Русский Журнал / Вне рубрик /
www.russ.ru/ist_sovr/20011115_pom.html

Инакомыслящий
Часть 2

Ежи Помяновский

Дата публикации:  15 Ноября 2001

Очерк является главой из сборника "ЕЖИ ГЕДРОЙЦ. Редактор, политик, человек" (под редакцией и с предисловием Кшиштофа Помяна), который будет издан в октябре 2001 г. Товариществом попечения об Архиве Литературного института в Париже и издательством Люблинского университета им. Марии Кюри-Склодовской.

Павлу Херцу принадлежит изящный афоризм:

"Беда России в том, что она не слушала своих великих писателей, а Польши - в том, что она своих слушала".

Можно полагать, что самое серьезное влияние на умы читающих поляков оказали не столько поэты, сколько историки. Факты свидетельствуют, что влияние это отнюдь не было благотворным.

У историков был авторитет и аудитория, им не слишком докучала цензура, их концепции не считались пустыми мечтаниями, на них не нападали сторонники конкурирующих поэтических школ, им не приходилось умирать в богадельнях. Они не требовали от своих читателей, чтобы те обладали музыкальным слухом, заучивали наизусть сотни строф и знали, что такое оксюморон. Свой воспитательный долг они выполняли по отношению ко всей нации, а не к кучке энтузиастов. Они были хранителями и носителями сокровенного знания - и от них это знание о Польше переходило ко всем учителям будущих поколений. В эпоху, когда не было телевидения, они - наряду с духовенством - были единственными наставниками масс; впрочем, самый выдающийся представитель самой влиятельной исторической школы Валериан Калинка сам был священником. Правда о настоящем зависела от завоевателей, но прошлое было всецело и безраздельно польским. За советом, примером, утешением люди шли к историку.

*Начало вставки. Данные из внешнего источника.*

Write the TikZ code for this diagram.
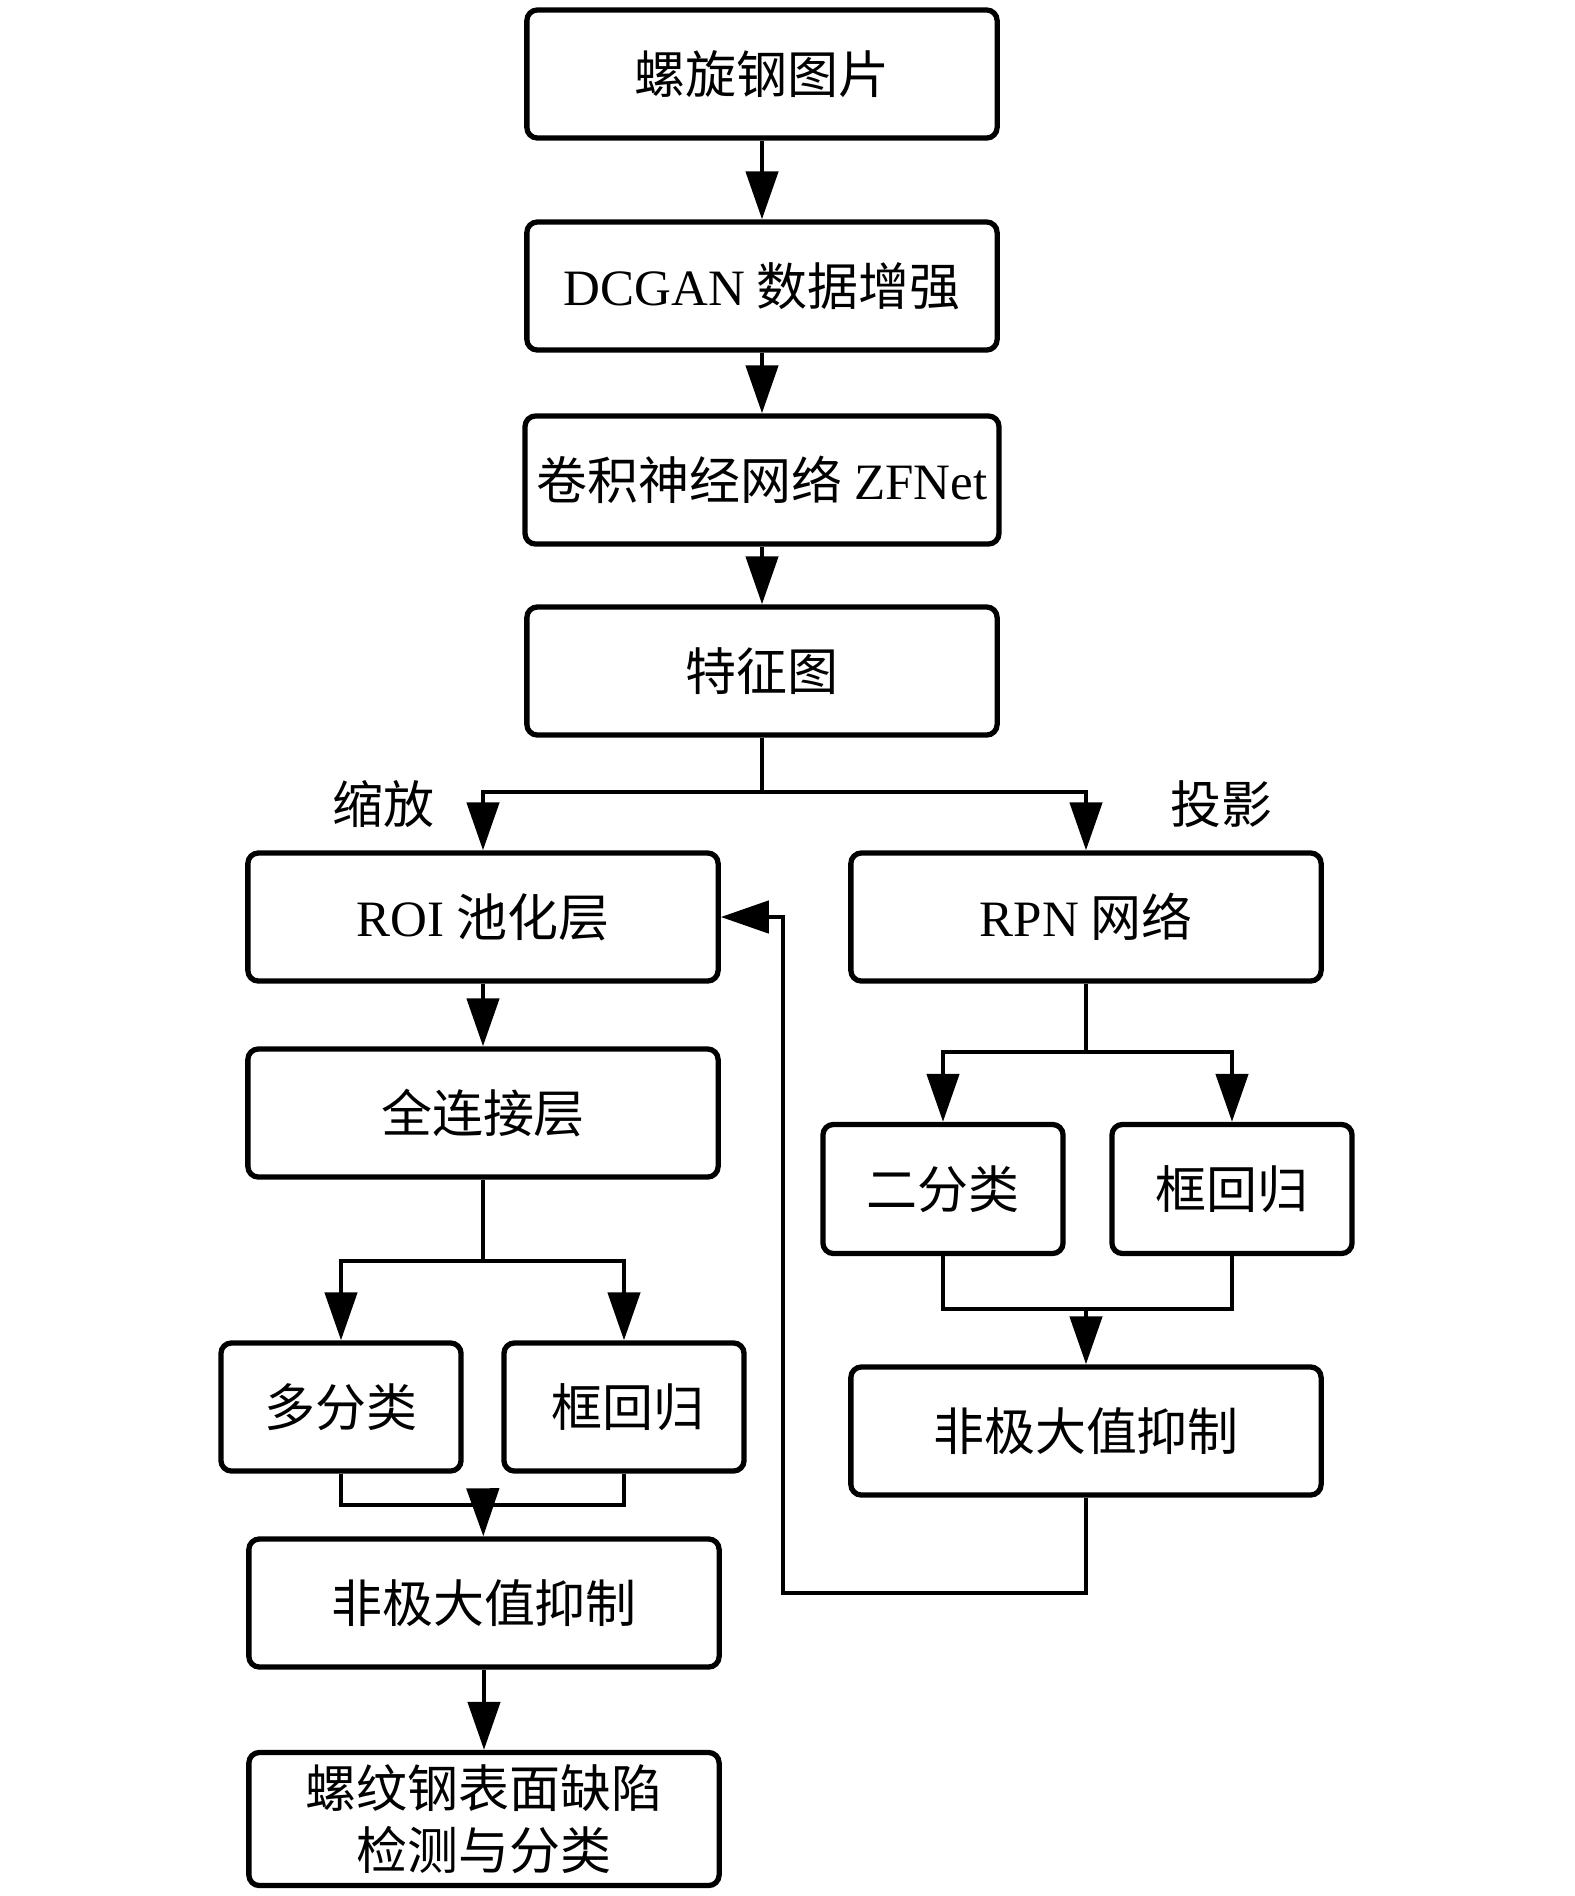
\documentclass[tikz,border=0pt]{standalone}
\usepackage{fontspec}
\setmainfont{Liberation Serif}
\newfontfamily\cjk{Noto Sans CJK SC}
\usepackage{tikz}
\usetikzlibrary{arrows.meta}

\tikzset{
  box/.style={draw, line width=1.5pt, rounded corners=3pt, minimum width=4.7cm,
    minimum height=1.28cm, align=center, font=\fontsize{14.5}{17.5}\selectfont\cjk},
  smallbox/.style={box, minimum width=2.4cm},
  lbl/.style={font=\fontsize{14.5}{17.5}\selectfont\cjk},
  line/.style={line width=1.3pt},
  arr/.style={line, -{Triangle[length=4.8mm,width=3.2mm]}},
}

\begin{document}
\begin{tikzpicture}[x=0.01cm, y=-0.01cm]
\useasboundingbox (0,0) rectangle (1575,1896);

% main column
\node [box] (pic) at (762,74) {螺旋钢图片};
\node [box] (gan) at (762,286) {\textrm{DCGAN} 数据增强};
\node [box] (cnn) at (762,480) {卷积神经网络 \textrm{ZFNet}};
\node [box] (feat) at (762,671) {特征图};

% two branches
\node [box] (roi) at (483,917) {\textrm{ROI} 池化层};
\node [box] (rpn) at (1086,917) {\textrm{RPN} 网络};
\node [lbl] (scale) at (383,804) {缩放};
\node [lbl] (proj) at (1221,804) {投影};

\node [box] (fc) at (483,1113) {全连接层};
\node [smallbox] (multi) at (341,1407) {多分类};
\node [smallbox] (regl) at (624,1407) {\,框回归};
\node [box] (nmsl) at (484,1603) {非极大值抑制};
\node [box, minimum height=1.33cm] (out) at (484,1819) {螺纹钢表面缺陷\\检测与分类};

\node [smallbox, minimum height=1.29cm] (cls) at (943,1189) {二分类};
\node [smallbox, minimum height=1.29cm] (regr) at (1232,1189) {框回归};
\node [box] (nmsr) at (1086,1431) {非极大值抑制};

\coordinate (fk) at (762,792);
\coordinate (fk2) at (483,1261);
\coordinate (mg) at (483,1505);
\coordinate (fk3) at (1086,1052);
\coordinate (mg2) at (1086,1309);
\coordinate (back) at (783,1593);

\draw [arr] (pic) -- (gan);
\draw [arr] (gan) -- (cnn);
\draw [arr] (cnn) -- (feat);
\draw [line] (feat) -- (fk);
\draw [arr] (fk) -| (roi.north);
\draw [arr] (fk) -| (rpn.north);

% left branch
\draw [arr] (roi) -- (fc);
\draw [line] (fc) -- (fk2);
\draw [arr] (fk2) -| (multi.north);
\draw [arr] (fk2) -| (regl.north);
\draw [line] (multi.south) |- (mg) -| (regl.south);
\draw [arr] (mg) -- (nmsl);
\draw [arr] (nmsl) -- (out);

% right branch
\draw [line] (rpn) -- (fk3);
\draw [arr] (fk3) -| (cls.north);
\draw [arr] (fk3) -| (regr.north);
\draw [line] (cls.south) |- (mg2) -| (regr.south);
\draw [arr] (mg2) -- (nmsr);
\draw [arr] (nmsr.south) |- (back) |- (roi.east);
\end{tikzpicture}
\end{document}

Таким образом, не только идейные сражения, но и практические споры о политической (и даже военной) стратегии велись с использованием исторических аргументов и по большей части с преимущественным участием достопочтенных историографов. С течением времени все чаще оказывались востребованными аргументы утешительного характера. Возвышенный тон историков был многократно усилен книгами Сенкевича. Вероятно, нигде в мире крылатое выражение "historia magistra vitae"1 не оказалось столь свято почитаемым и столь обманчивым.

Причина была очевидна. Исследования, дискуссии и страсти польских историков обращались почти исключительно вокруг двух вопросов. "Соглашатели" и сторонники вооруженной борьбы предлагали на них диаметрально противоположные ответы, но были единодушны в их постановке. Ошибка же заключалась не столько в самой постановке вопросов, сколько в уверенности, что ответы на них пригодятся в полностью изменившихся обстоятельствах.

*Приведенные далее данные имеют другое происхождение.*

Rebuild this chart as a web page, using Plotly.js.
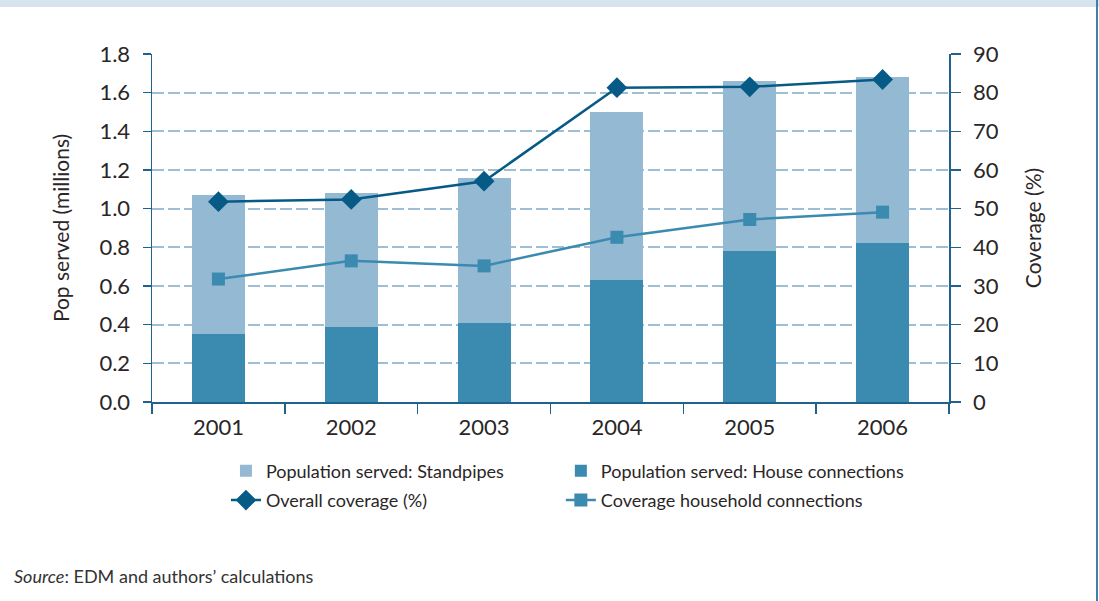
<!DOCTYPE html>
<html>
<head>
<meta charset="utf-8">
<script src="https://cdn.plot.ly/plotly-3.0.1.min.js"></script>
<style>html,body{margin:0;padding:0;background:#fff;}#chart{width:1099px;height:601px;}</style>
</head>
<body>
<div id="chart"></div>
<script>
const years = ['2001', '2002', '2003', '2004', '2005', '2006'];
const houseConnections = [0.35, 0.39, 0.41, 0.63, 0.78, 0.82];
const standpipes = [0.72, 0.69, 0.75, 0.87, 0.88, 0.86];
const overallCoverage = [51.8, 52.4, 57.1, 81.3, 81.5, 83.4];
const householdCoverage = [31.8, 36.5, 35.2, 42.6, 47.2, 49.1];
const leftTicks = [0, 0.2, 0.4, 0.6, 0.8, 1.0, 1.2, 1.4, 1.6, 1.8];
const leftTickText = ['0.0', '0.2', '0.4', '0.6', '0.8', '1.0', '1.2', '1.4', '1.6', '1.8'];

const FONT = 'Lato, "Open Sans", sans-serif';
const TXT = '#2a2627';
const AX = '#1f628c';

const traces = [
  {type: 'bar', x: years, y: houseConnections, name: 'Population served: House connections',
   marker: {color: '#3b8ab0'}, width: 0.4, legend: 'legend2', legendrank: 1, legendgroup: 'a', hoverinfo: 'y'},
  {type: 'bar', x: years, y: standpipes, name: 'Population served: Standpipes',
   marker: {color: '#93b9d3'}, width: 0.4, legend: 'legend', legendrank: 1, legendgroup: 'b', hoverinfo: 'y'},
  {type: 'scatter', mode: 'lines+markers', x: years, y: overallCoverage, yaxis: 'y2',
   name: 'Overall coverage (%)', line: {color: '#065a86', width: 2.5},
   marker: {symbol: 'diamond', size: 16, color: '#065a86'}, legend: 'legend', legendrank: 2, legendgroup: 'c'},
  {type: 'scatter', mode: 'lines+markers', x: years, y: householdCoverage, yaxis: 'y2',
   name: 'Coverage household connections', line: {color: '#3b8ab0', width: 2.5},
   marker: {symbol: 'square', size: 13, color: '#3b8ab0'}, legend: 'legend2', legendrank: 2, legendgroup: 'd'}
];

const legendBase = {
  orientation: 'v', y: -0.145, yanchor: 'top', xanchor: 'left',
  font: {size: 18, color: TXT}, bgcolor: 'rgba(0,0,0,0)',
  traceorder: 'grouped', tracegroupgap: 3
};

const layout = {
  width: 1099, height: 601,
  margin: {l: 152, r: 150, t: 54, b: 199},
  paper_bgcolor: '#fff', plot_bgcolor: '#fff',
  barmode: 'stack',
  font: {family: FONT, color: TXT},
  showlegend: true,
  xaxis: {
    type: 'category', tickson: 'boundaries', ticks: 'outside', ticklen: 10, tickcolor: AX, tickwidth: 1.5,
    showline: true, linecolor: AX, linewidth: 1.5, showgrid: false,
    tickfont: {size: 22, color: TXT}, ticklabelstandoff: 5
  },
  yaxis: {
    range: [0, 1.8], tickvals: leftTicks, ticktext: leftTickText,
    ticks: 'outside', ticklen: 8, tickcolor: AX, tickwidth: 1.5,
    showline: true, linecolor: AX, linewidth: 1.5,
    showgrid: true, gridcolor: '#9dbfd6', gridwidth: 2, griddash: '12px,4px',
    zeroline: false, tickfont: {size: 22, color: TXT}, ticklabelstandoff: 8,
    title: {text: 'Pop served (millions)', font: {size: 21, color: TXT}, standoff: 24}
  },
  yaxis2: {
    overlaying: 'y', side: 'right', range: [0, 90], dtick: 10,
    ticks: 'outside', ticklen: 10, tickcolor: AX, tickwidth: 1.5,
    showline: true, linecolor: AX, linewidth: 1.5, showgrid: false, zeroline: false,
    tickfont: {size: 22, color: TXT}, ticklabelstandoff: 8,
    title: {text: 'Coverage (%)', font: {size: 21, color: TXT}, standoff: 28}
  },
  legend: Object.assign({}, legendBase, {x: 0.0928}),
  legend2: Object.assign({}, legendBase, {x: 0.513}),
  shapes: [
    {type: 'rect', xref: 'paper', yref: 'paper', x0: -0.2, x1: 1.19, y0: 1.135, y1: 1.2,
     fillcolor: '#d6e4ee', line: {width: 0}, layer: 'above'},
    {type: 'line', xref: 'paper', yref: 'paper', x0: 1.1857, x1: 1.1857, y0: -0.6, y1: 1.2,
     line: {color: '#3f80ab', width: 2}}
  ],
  annotations: [
    {xref: 'paper', yref: 'paper', x: -0.1757, y: -0.5, xanchor: 'left', yanchor: 'middle',
     showarrow: false, text: '<i>Source</i>: EDM and authors’ calculations',
     font: {size: 18, color: '#333'}}
  ]
};

Plotly.newPlot('chart', traces, layout, {displayModeBar: false, staticPlot: true});
</script>
</body>
</html>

Первый вопрос касался причин упадка Польши, ее разделов и утраты государственности. Результаты анализов и дискуссий не были приняты во внимание на практике, когда наступил долгожданный момент - ни в 1918, ни в 1939, ни даже в 1989 году.

Второй вопрос полностью уместился в заглавии великолепной книги Томаша Лубенского: "Биться или не биться?"

Но даже этот вопрос рассматривался исключительно в свете прежнего исторического опыта. Если кто-то и рассматривал его с точки зрения возможных перспектив, которые можно предвидеть заранее, то он, как правило, принимал в качестве неизменных величин (или инвариантов), с одной стороны, мощь, союзы и положение противника, а с другой - предполагаемую готовность к действиям наших желательных союзников. Результатом мог быть (и был) либо самоотверженный повстанческий порыв без шансов на победу, либо капитуляция вместе с коллаборацией.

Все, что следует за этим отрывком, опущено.